Le défi de la décennie : L’American Football League II

En NFL, à chaque décennie sa ligue rivale. Et dans la plupart des cas, les nouveaux concurrents n’hésitent pas à reprendre le patronyme d’AFL pour tenter de détrôner l’organisation de Joseph Carr.

Si l’AFL (1936-1937) n’est pas la plus connue des adversaires, elle aura tout de même tenu deux saisons, faisant suer à grandes gouttes les propriétaires originels, et aura apporté deux éléments importants :

  • Les Cleveland Rams, qui rejoindront la NFL en 1937 avant de déménager à Los Angeles
  • Les Los Angeles Bulldogs, première franchise professionnelle majeure de l’histoire du sport américain.
Les Los Angeles Bulldogs, première équipe de sport majeur de la côte ouest des États-Unis.

Le changement de règle de la décennie : La honte du siècle

Si les années 1930 ont connu un paquet d’innovations, toutes plus belles les unes que les autres, la règle la plus marquante de la décennie n’a surement jamais été rédigée sur papier. Pourtant, elle aura été la plus impactante de toutes et, sans aucun doute, la plus honteuse.

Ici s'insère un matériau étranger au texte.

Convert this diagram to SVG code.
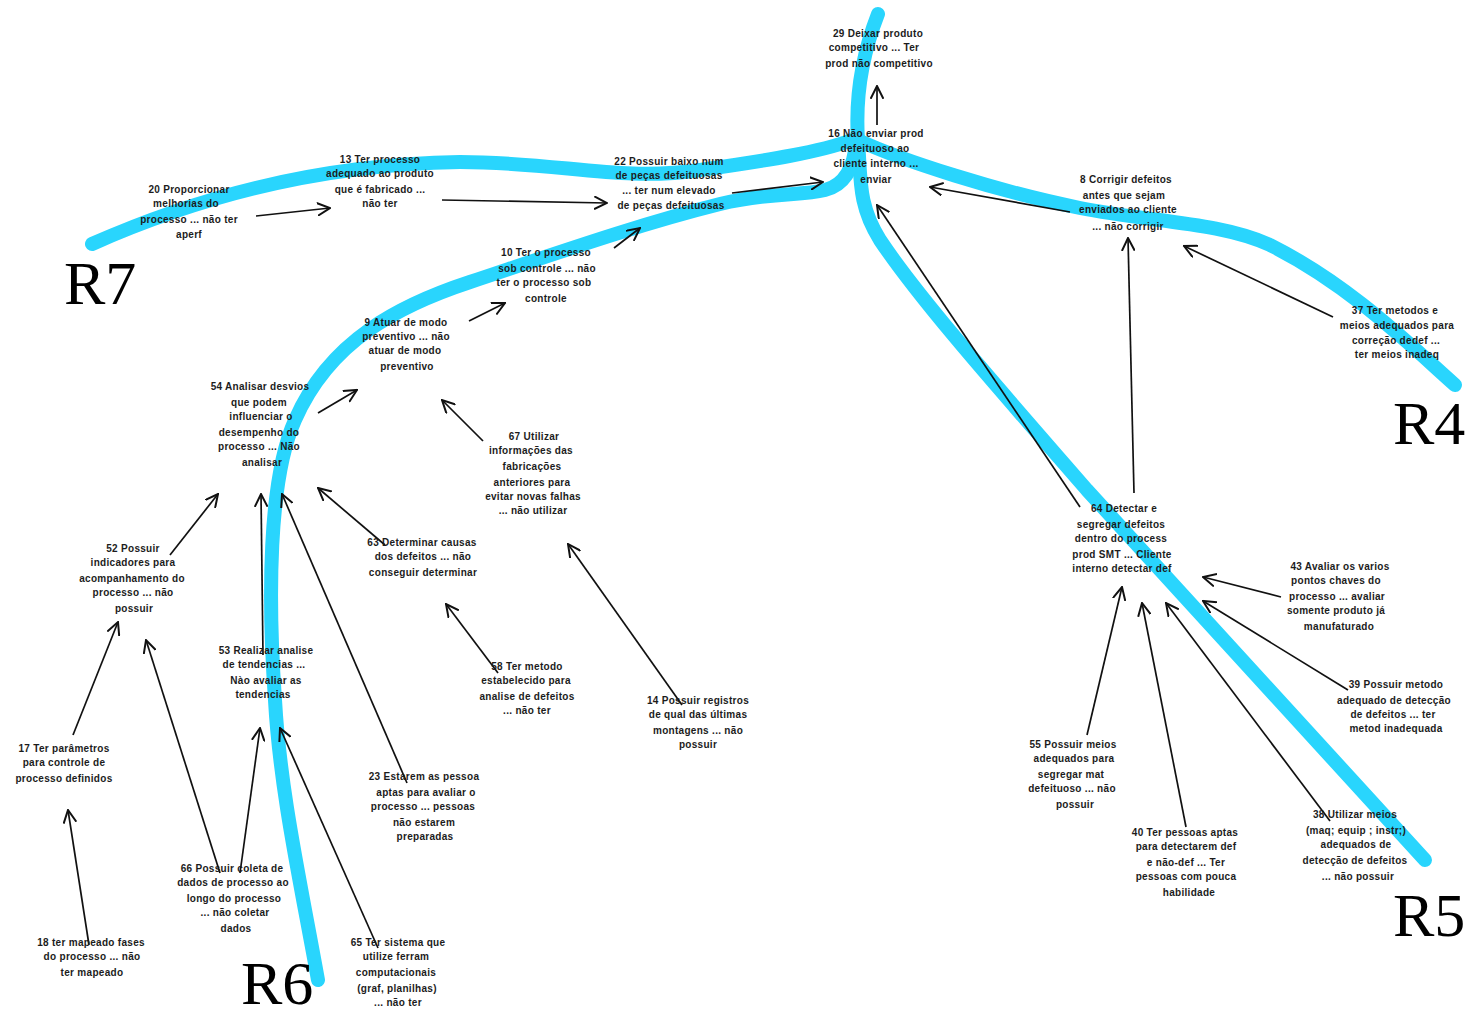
<svg xmlns="http://www.w3.org/2000/svg" width="1470" height="1014" viewBox="0 0 1470 1014">
  <style>
    .branch { fill: none; stroke: #29d5fd; stroke-width: 14; stroke-linecap: round; stroke-linejoin: round; }
    .link { fill: none; stroke: #111; stroke-width: 1.7; marker-end: url(#open); }
    .node text { font-family: "Liberation Sans", Arial, sans-serif; font-size: 10px; font-weight: bold; fill: #1c1c1c; text-anchor: middle; letter-spacing: 0.3px; }
    .tag { font-family: "Liberation Serif", "Times New Roman", serif; font-size: 62px; fill: #000; }
  </style>
  <defs>
    <marker id="open" markerUnits="userSpaceOnUse" markerWidth="14" markerHeight="14" viewBox="0 0 12 12" refX="11" refY="6" orient="auto">
      <path d="M0,0.5 L11,6 L0,11.5" fill="none" stroke="#111" stroke-width="1.7"/>
    </marker>
  </defs>

  <rect width="1470" height="1014" fill="#fff"/>

  <!-- thick loop branches -->
  <g id="branches">
    <path class="branch" d="M92,244 C200,196 320,164 460,162 C560,162 620,182 700,170 C770,160 820,152 852,140"/>
    <path class="branch" d="M878,14 C862,55 855,95 858,140 C861,180 858,205 880,240 C920,300 1000,390 1087,490 L1425,860"/>
    <path class="branch" d="M858,140 C900,160 1000,192 1080,208 C1150,222 1220,222 1270,245 C1350,285 1410,345 1455,385"/>
    <path class="branch" d="M318,980 C300,880 280,790 275,700 C268,600 268,480 295,420 C330,340 400,305 470,282 C560,252 640,224 720,204 C770,192 800,196 825,190 C845,185 854,168 856,142"/>
  </g>

  <!-- arrows between nodes -->
  <g id="connectors">
    <line class="link" x1="877" y1="125" x2="877" y2="86"/>
    <line class="link" x1="256" y1="216" x2="330" y2="208"/>
    <line class="link" x1="442" y1="200" x2="607" y2="203"/>
    <line class="link" x1="732" y1="193" x2="823" y2="182"/>
    <line class="link" x1="614" y1="248" x2="640" y2="228"/>
    <line class="link" x1="469" y1="321" x2="505" y2="303"/>
    <line class="link" x1="318" y1="413" x2="357" y2="390"/>
    <line class="link" x1="483" y1="441" x2="442" y2="400"/>
    <line class="link" x1="1070" y1="212" x2="930" y2="187"/>
    <line class="link" x1="1080" y1="507" x2="877" y2="205"/>
    <line class="link" x1="1134" y1="493" x2="1128" y2="238"/>
    <line class="link" x1="1333" y1="317" x2="1184" y2="246"/>
    <line class="link" x1="1281" y1="597" x2="1203" y2="577"/>
    <line class="link" x1="1348" y1="690" x2="1203" y2="601"/>
    <line class="link" x1="1087" y1="735" x2="1122" y2="587"/>
    <line class="link" x1="1186" y1="827" x2="1142" y2="603"/>
    <line class="link" x1="1330" y1="821" x2="1166" y2="603"/>
    <line class="link" x1="170" y1="555" x2="218" y2="494"/>
    <line class="link" x1="263" y1="655" x2="261" y2="494"/>
    <line class="link" x1="407" y1="783" x2="282" y2="494"/>
    <line class="link" x1="385" y1="545" x2="318" y2="488"/>
    <line class="link" x1="73" y1="735" x2="118" y2="622"/>
    <line class="link" x1="220" y1="873" x2="146" y2="640"/>
    <line class="link" x1="240" y1="873" x2="260" y2="728"/>
    <line class="link" x1="378" y1="948" x2="280" y2="728"/>
    <line class="link" x1="89" y1="945" x2="68" y2="810"/>
    <line class="link" x1="498" y1="673" x2="446" y2="604"/>
    <line class="link" x1="682" y1="705" x2="568" y2="544"/>
  </g>

  <g id="n29" class="node">
    <text x="878" y="37">29 Deixar produto</text>
    <text x="874" y="51">competitivo ... Ter</text>
    <text x="879" y="67">prod não competitivo</text>
  </g>
  <g id="n16" class="node">
    <text x="876" y="137">16 Não enviar prod</text>
    <text x="875" y="152">defeituoso ao</text>
    <text x="876" y="167">cliente interno ...</text>
    <text x="876" y="183">enviar</text>
  </g>
  <g id="n13" class="node">
    <text x="380" y="163">13 Ter processo</text>
    <text x="380" y="177">adequado ao produto</text>
    <text x="380" y="193">que é fabricado ...</text>
    <text x="380" y="207">não ter</text>
  </g>
  <g id="n20" class="node">
    <text x="189" y="193">20 Proporcionar</text>
    <text x="186" y="207">melhorias do</text>
    <text x="189" y="223">processo ... não ter</text>
    <text x="189" y="238">aperf</text>
  </g>
  <g id="n22" class="node">
    <text x="669" y="165">22 Possuir baixo num</text>
    <text x="669" y="179">de peças defeituosas</text>
    <text x="669" y="194">... ter num elevado</text>
    <text x="671" y="209">de peças defeituosas</text>
  </g>
  <g id="n10" class="node">
    <text x="546" y="256">10 Ter o processo</text>
    <text x="547" y="272">sob controle ... não</text>
    <text x="544" y="286">ter o processo sob</text>
    <text x="546" y="302">controle</text>
  </g>
  <g id="n9" class="node">
    <text x="406" y="326">9 Atuar de modo</text>
    <text x="406" y="340">preventivo ... não</text>
    <text x="405" y="354">atuar de modo</text>
    <text x="407" y="370">preventivo</text>
  </g>
  <g id="n54" class="node">
    <text x="260" y="390">54 Analisar desvios</text>
    <text x="259" y="406">que podem</text>
    <text x="261" y="420">influenciar o</text>
    <text x="259" y="436">desempenho do</text>
    <text x="259" y="450">processo ... Não</text>
    <text x="262" y="466">analisar</text>
  </g>
  <g id="n67" class="node">
    <text x="534" y="440">67 Utilizar</text>
    <text x="531" y="454">informações das</text>
    <text x="532" y="470">fabricações</text>
    <text x="532" y="486">anteriores para</text>
    <text x="533" y="500">evitar novas falhas</text>
    <text x="533" y="514">... não utilizar</text>
  </g>
  <g id="n8" class="node">
    <text x="1126" y="183">8 Corrigir defeitos</text>
    <text x="1124" y="199">antes que sejam</text>
    <text x="1128" y="213">enviados ao cliente</text>
    <text x="1128" y="230">... não corrigir</text>
  </g>
  <g id="n37" class="node">
    <text x="1395" y="314">37 Ter metodos e</text>
    <text x="1397" y="329">meios adequados para</text>
    <text x="1396" y="344">correção dedef ...</text>
    <text x="1397" y="358">ter meios inadeq</text>
  </g>
  <g id="n64" class="node">
    <text x="1124" y="512">64 Detectar e</text>
    <text x="1121" y="528">segregar defeitos</text>
    <text x="1121" y="542">dentro do process</text>
    <text x="1122" y="558">prod SMT ... Cliente</text>
    <text x="1122" y="572">interno detectar def</text>
  </g>
  <g id="n43" class="node">
    <text x="1340" y="570">43 Avaliar os varios</text>
    <text x="1336" y="584">pontos chaves do</text>
    <text x="1337" y="600">processo ... avaliar</text>
    <text x="1336" y="614">somente produto já</text>
    <text x="1339" y="630">manufaturado</text>
  </g>
  <g id="n39" class="node">
    <text x="1396" y="688">39 Possuir metodo</text>
    <text x="1394" y="704">adequado de detecção</text>
    <text x="1393" y="718">de defeitos ... ter</text>
    <text x="1396" y="732">metod inadequada</text>
  </g>
  <g id="n55" class="node">
    <text x="1073" y="748">55 Possuir meios</text>
    <text x="1074" y="762">adequados para</text>
    <text x="1071" y="778">segregar mat</text>
    <text x="1072" y="792">defeituoso ... não</text>
    <text x="1075" y="808">possuir</text>
  </g>
  <g id="n40" class="node">
    <text x="1185" y="836">40 Ter pessoas aptas</text>
    <text x="1186" y="850">para detectarem def</text>
    <text x="1186" y="866">e não-def ... Ter</text>
    <text x="1186" y="880">pessoas com pouca</text>
    <text x="1189" y="896">habilidade</text>
  </g>
  <g id="n38" class="node">
    <text x="1355" y="818">38 Utilizar meios</text>
    <text x="1356" y="834">(maq; equip ; instr;)</text>
    <text x="1356" y="848">adequados de</text>
    <text x="1355" y="864">detecção de defeitos</text>
    <text x="1358" y="880">... não possuir</text>
  </g>
  <g id="n52" class="node">
    <text x="133" y="552">52 Possuir</text>
    <text x="133" y="566">indicadores para</text>
    <text x="132" y="582">acompanhamento do</text>
    <text x="133" y="596">processo ... não</text>
    <text x="134" y="612">possuir</text>
  </g>
  <g id="n53" class="node">
    <text x="266" y="654">53 Realizar analise</text>
    <text x="264" y="668">de tendencias ...</text>
    <text x="266" y="684">Nào avaliar as</text>
    <text x="263" y="698">tendencias</text>
  </g>
  <g id="n17" class="node">
    <text x="64" y="752">17 Ter parâmetros</text>
    <text x="64" y="766">para controle de</text>
    <text x="64" y="782">processo definidos</text>
  </g>
  <g id="n18" class="node">
    <text x="91" y="946">18 ter mapeado fases</text>
    <text x="92" y="960">do processo ... não</text>
    <text x="92" y="976">ter mapeado</text>
  </g>
  <g id="n66" class="node">
    <text x="232" y="872">66 Possuir coleta de</text>
    <text x="233" y="886">dados de processo ao</text>
    <text x="234" y="902">longo do processo</text>
    <text x="235" y="916">... não coletar</text>
    <text x="236" y="932">dados</text>
  </g>
  <g id="n65" class="node">
    <text x="398" y="946">65 Ter sistema que</text>
    <text x="396" y="960">utilize ferram</text>
    <text x="396" y="976">computacionais</text>
    <text x="397" y="992">(graf, planilhas)</text>
    <text x="398" y="1006">... não ter</text>
  </g>
  <g id="n23" class="node">
    <text x="424" y="780">23 Estarem as pessoa</text>
    <text x="426" y="796">aptas para avaliar o</text>
    <text x="423" y="810">processo ... pessoas</text>
    <text x="424" y="826">não estarem</text>
    <text x="425" y="840">preparadas</text>
  </g>
  <g id="n63" class="node">
    <text x="422" y="546">63 Determinar causas</text>
    <text x="423" y="560">dos defeitos ... não</text>
    <text x="423" y="576">conseguir determinar</text>
  </g>
  <g id="n58" class="node">
    <text x="527" y="670">58 Ter metodo</text>
    <text x="526" y="684">estabelecido para</text>
    <text x="527" y="700">analise de defeitos</text>
    <text x="527" y="714">... não ter</text>
  </g>
  <g id="n14" class="node">
    <text x="698" y="704">14 Possuir registros</text>
    <text x="698" y="718">de qual das últimas</text>
    <text x="698" y="734">montagens ... não</text>
    <text x="698" y="748">possuir</text>
  </g>

  <!-- loop names -->
  <g id="loop-tags">
    <text class="tag" x="64" y="304">R7</text>
    <text class="tag" x="1393" y="444">R4</text>
    <text class="tag" x="1393" y="936">R5</text>
    <text class="tag" x="241" y="1004">R6</text>
  </g>
</svg>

Contrairement au baseball et au hockey sur glace, la NFL a commencé son histoire avec des Afro-Américains dans ses rangs. Entendons-nous, le nombre de joueurs noirs dans la ligue était évidemment très limité dans lors de ses premières saisons, mais certains athlètes d’exception, comme l’incroyable Fritz Pollard, avaient tout de même l’opportunité de chausser les crampons chaque dimanche après-midi.

Seulement voilà, au début des années 1930, lorsque la Grande Dépression pointe le bout de son nez en même temps que les nouveaux propriétaires, le sort des Afro-Américains commence à être discuté de plus en plus dans les couloirs de l’association. Pour George Preston Marshall, entre autres, les joueurs de couleur volent le travail des blancs jusque dans les ligues de sport et il faut à tout prix les en empêcher.

Ainsi, en 1933, les dirigeants de l’organisation passent un accord officieux pour boycotter tous les joueurs noirs. Il faudra alors attendre treize longues années pour voir Kenny Washington, un jeune coureur de UCLA, briser la barrière de la couleur à nouveau en 1946. Preston Marshall, pour sa part, refusera d’intégrer un Afro-Américain à ses Redskins jusqu’à une obligation du gouvernement Kennedy lui-même en… 1962.

La honte.

L’action de la décennie : La Squirrel Cage

Dans les œuvres de fiction on ne compte plus les scènes où l’équipe qui reçoit un kickoff se regroupe au centre du terrain avant de voir ses joueurs se disperser en feintant de porter le ballon. Et chaque fois, on a beau être amusé, on se demande comment une telle tactique pourrait marcher dans le monde réel.

La Squirrel Cage des Los Angeles Bulldogs

Et bien dans les années 1930, une franchise était connue pour pratiquer cette « Squirrel Cage » au début de tous ses matchs : les Los Angeles Bulldogs. 

Si l’on a tout même quelques doutes sur l’efficacité régulière de l’action, les Bulldogs ont tout de même été l’une des meilleures équipes indépendantes de la décennie, enchainant victoire sur victoire contre les clubs les plus populaires de la NFL.